Ghana’s share of VC funding was higher than Senegal’s $11 million (4.07 per cent) and Benin’s $50 million (18.5 per cent) secured through a single deal (Spiro).

Venture capital is a form of private equity financing provided by firms or funds to startups, early-stage, and emerging companies with high growth potential or demonstrated growth in terms of employees, revenue, and operations.

In the West African sub-region, Nigeria secured $172 million (64 per cent) of the funding, making it the largest recipient in the region. Nigeria’s VC funding equated to 23 per cent of Africa’s total, making it the second most attractive market for VC funding. Historically, Nigeria has dominated Africa’s startup funding due to its large population, entrepreneurial spirit, and significant market potential. South Africa, Kenya, and Egypt complete the “big four” investment destinations on the continent.

However, in the first half of 2024, Kenya attracted an impressive $244 million in startup funding, capturing almost a third (32%) of all funds raised by startups in Africa. Kenya’s share of total funding grew by 5 percentage points compared to 2023, while other “big four” markets like Nigeria, South Africa, and Egypt struggled.
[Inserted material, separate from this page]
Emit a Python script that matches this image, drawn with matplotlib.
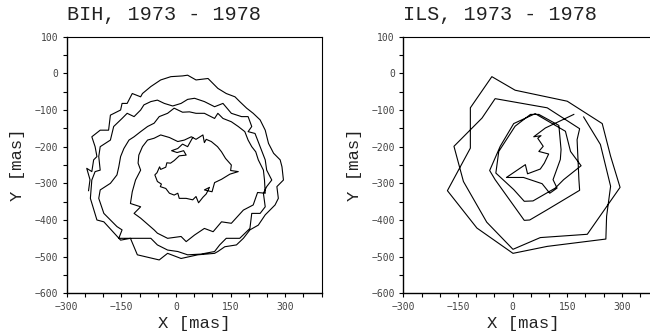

In East Africa, Kenya accounted for 86% of the region’s total funding, down slightly from 89% in 2023, while the region led the continent by attracting 37.5% ($285 million) of total venture capital.

Uganda was the only other East African nation to surpass $10 million, raising $19 million, while Tanzania narrowly missed this threshold with $9 million. The remaining countries, including Sudan, Ethiopia, and Rwanda, each garnered less than $5 million.

Kenya’s and East Africa’s successful fundraising trend may signal a shift in investor interest outside the traditional market leaders. Investors could be recognizing the burgeoning opportunities in East Africa, driven by robust economic policies, growing tech ecosystems, and increasing digital adoption across the region.